I haven't felt like writing one bit for the last number of weeks. As usual, I have lots of ideas to write about that would make interesting posts that never see the page. But at least I usually manage to post something once in awhile, even if I know I could do better. I am just now feeling less stressed to the limit than I have for a couple months, so I'm hopeful to be a little more productive soon.
I honestly don't remember a time when I've had my shit less together. And that says a lot! Too much uncertainty, change, and dealing with day-to-day life: Alex has been away 1 week per month since September, I brought Armani home, I had massive job stress and although I'm happy to say that everything worked out even better for me than if nothing changed, it was very stressful in the interim. And change is always at least somewhat stressful, even when it's positive.
Not only was I even less adept than normal at keeping up with anything social, my stress manifested itself in other ways. I would say or write things that I thought were quite innocent, only to royally piss someone off. Oops! I also cut myself badly a few times (yay for adhesive sutures!). I fell asleep one night with a snack in the oven and burned it so badly that I basically created the coal for my own Christmas stocking. It stunk up the house so bad that I had to spend the entire next day scrubbing and washing everything! That is, after driving 30min to the barn first thing in the morning to take Armani's temperature, just to be sure his swollen glands weren't going to be the hallmark of something worrisome. Oh, I have a new horse, so it's ALL worrisome!

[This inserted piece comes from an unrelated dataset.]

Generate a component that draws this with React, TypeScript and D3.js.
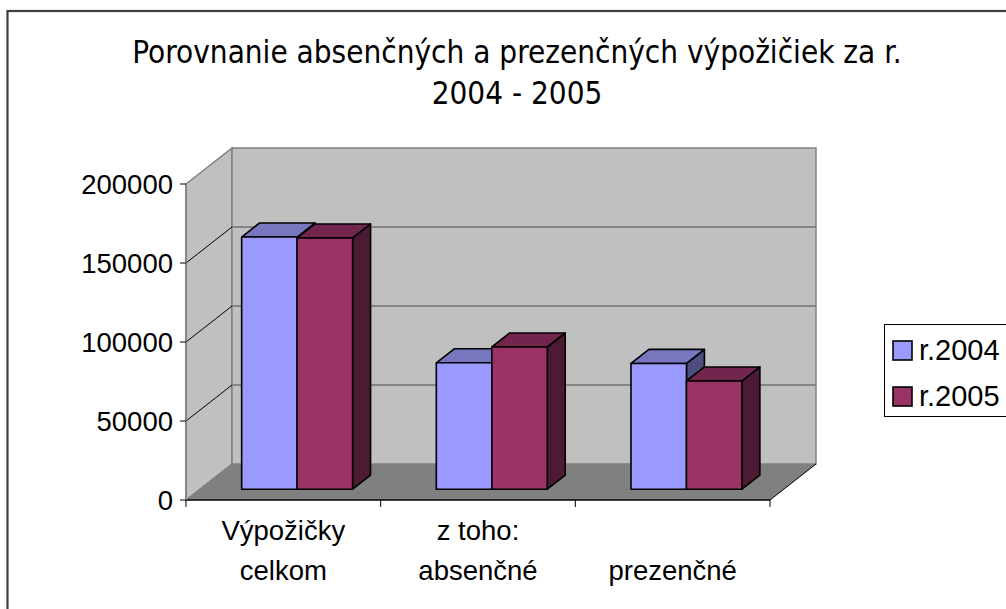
import React from 'react';
import * as d3 from 'd3';

// chart values
const categories = [['Výpožičky', 'celkom'], ['z toho:', 'absenčné'], ['', 'prezenčné']];
const seriesNames = ['r.2004', 'r.2005'];
const values2004 = [159600, 80000, 79600];
const values2005 = [159000, 90000, 68500];
const yTicks = [0, 50000, 100000, 150000, 200000];

const W = 1006;
const H = 609;

// colours per series: front, top, side
const faceColors = [
  { front: '#9999FF', top: '#7777C0', side: '#4D4D80' },
  { front: '#993366', top: '#73264D', side: '#4D1A33' },
];

export default function App() {
  // front plane of the 3d box
  const x0 = 186, x1 = 770;
  const y = d3.scaleLinear().domain([0, 200000]).range([500, 184]);
  const x = d3.scaleBand<number>()
    .domain(d3.range(categories.length))
    .range([x0, x1])
    .paddingInner(0.43)
    .paddingOuter(0.215);
  const xs = d3.scaleBand<number>().domain([0, 1]).range([0, x.bandwidth()]);

  // depth offset of the back wall
  const DX = 46, DY = -36;
  const proj = (px: number, py: number, d: number): [number, number] => [px + d * DX, py + d * DY];
  const pts = (arr: [number, number][]) => arr.map(p => p.join(',')).join(' ');

  const dFront = 0.3, dBack = 0.69;
  const series = [values2004, values2005];

  const bars: JSX.Element[] = [];
  categories.forEach((_, ci) => {
    series.forEach((vals, si) => {
      const bx0 = x(ci)! + xs(si)!;
      const bx1 = bx0 + xs.bandwidth();
      const yt = y(vals[ci]);
      const yb = y(0);
      const c = faceColors[si];
      const front = [proj(bx0, yt, dFront), proj(bx1, yt, dFront), proj(bx1, yb, dFront), proj(bx0, yb, dFront)];
      const top = [proj(bx0, yt, dFront), proj(bx0, yt, dBack), proj(bx1, yt, dBack), proj(bx1, yt, dFront)];
      const side = [proj(bx1, yt, dFront), proj(bx1, yt, dBack), proj(bx1, yb, dBack), proj(bx1, yb, dFront)];
      bars.push(
        <g key={`b${ci}-${si}`} stroke="#000" strokeWidth={1.6} strokeLinejoin="round">
          <polygon points={pts(side as any)} fill={c.side} />
          <polygon points={pts(top as any)} fill={c.top} />
          <polygon points={pts(front as any)} fill={c.front} />
        </g>
      );
    });
  });

  const yTop = y(200000), yBot = y(0);
  const backWall = [proj(x0, yTop, 1), proj(x1, yTop, 1), proj(x1, yBot, 1), proj(x0, yBot, 1)];
  const sideWall = [[x0, yTop], proj(x0, yTop, 1), proj(x0, yBot, 1), [x0, yBot]] as [number, number][];
  const floor = [[x0, yBot], [x1, yBot], proj(x1, yBot, 1), proj(x0, yBot, 1)] as [number, number][];

  const labelFont = '"Liberation Sans", Arial, sans-serif';
  const catTicks = d3.range(categories.length + 1).map(i => x0 + i * x.step());

  return (
    <svg width={W} height={H} style={{ position: 'absolute', left: 0, top: 0 }}>
      <rect x={0} y={0} width={W} height={H} fill="#fff" />
      <rect x={7.5} y={11} width={W + 20} height={H + 20} fill="none" stroke="#404040" strokeWidth={2.2} />

      <text x={517} textAnchor="middle" fontFamily='"DejaVu Sans Condensed", "DejaVu Sans", sans-serif' fontSize={31.2} fill="#000">
        <tspan x={517} y={63}>Porovnanie absenčných a prezenčných výpožičiek za r.</tspan>
        <tspan x={517} y={104}>2004 - 2005</tspan>
      </text>

      {/* walls and floor */}
      <polygon points={pts(sideWall)} fill="#C0C0C0" stroke="#808080" strokeWidth={1.5} />
      <polygon points={pts(backWall as any)} fill="#C0C0C0" stroke="#808080" strokeWidth={1.5} />
      <polygon points={pts(floor)} fill="#808080" />

      {/* grid lines */}
      {yTicks.slice(1, -1).map(t => {
        const [bx, by] = proj(x0, y(t), 1);
        const [ex] = proj(x1, y(t), 1);
        return (
          <g key={`g${t}`}>
            <line x1={x0} y1={y(t)} x2={bx} y2={by} stroke="#000" strokeWidth={1} />
            <line x1={bx} y1={by} x2={ex} y2={by} stroke="#707070" strokeWidth={1.5} />
          </g>
        );
      })}

      {/* floor edges */}
      <line x1={x0} y1={yBot} x2={x1} y2={yBot} stroke="#000" strokeWidth={1.5} />
      <line x1={x1} y1={yBot} x2={proj(x1, yBot, 1)[0]} y2={proj(x1, yBot, 1)[1]} stroke="#000" strokeWidth={1} />
      <line x1={x0} y1={yBot} x2={proj(x0, yBot, 1)[0]} y2={proj(x0, yBot, 1)[1]} stroke="#808080" strokeWidth={1} />

      {bars}

      {/* value axis */}
      <line x1={x0} y1={yTop} x2={x0} y2={yBot} stroke="#808080" strokeWidth={1.5} />
      {yTicks.map(t => (
        <g key={`yt${t}`}>
          <line x1={x0 - 6} y1={y(t)} x2={x0} y2={y(t)} stroke="#000" strokeWidth={1} />
          <text x={173} y={y(t)} dy="0.36em" textAnchor="end" fontFamily={labelFont} fontSize={27.5} fill="#000">{t}</text>
        </g>
      ))}

      {/* category axis */}
      {catTicks.map((cx, i) => (
        <line key={`ct${i}`} x1={cx} y1={yBot} x2={cx} y2={yBot + 7} stroke="#000" strokeWidth={1} />
      ))}
      {categories.map((lines, ci) => {
        const cx = x(ci)! + x.bandwidth() / 2;
        return (
          <text key={`cl${ci}`} textAnchor="middle" fontFamily={labelFont} fontSize={27.5} fill="#000">
            {lines[0] && <tspan x={cx} y={540}>{lines[0]}</tspan>}
            <tspan x={cx} y={580}>{lines[1]}</tspan>
          </text>
        );
      })}

      {/* legend */}
      <rect x={884.5} y={324.5} width={140} height={92} fill="#fff" stroke="#000" strokeWidth={1} />
      {seriesNames.map((name, i) => (
        <g key={name}>
          <rect x={893} y={341 + i * 46} width={19} height={19} fill={faceColors[i].front} stroke="#000" strokeWidth={1.6} />
          <text x={919} y={360 + i * 46} fontFamily={labelFont} fontSize={29} fill="#000">{name}</text>
        </g>
      ))}
    </svg>
  );
}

But things are settling down! The few extra days off helped me come back to some kind of normal. It's not quite enough considering what the next month has in store for me, but it's enough so that I can make it through that without losing my mind! I have had actual moments of relaxation in the last week! You know, when I'm not shoveling!!
The important stuff:
Armani is healthy and has gained a lot of security in the last weeks with his new environment. He did seem to be quite sensitive to this change in his life. He was quite insecure about everything in the beginning but he is now much more comfortable. Unfortunately, I suspect I babied him a bit too much because I felt sorry for my little baby feeling worried all the time. [insert groans here, mine included]. He really is a sensitive horse, so it's been a constant learning experience for me to understand how I need to be with him.
Hoping to get into a good routine for the new year!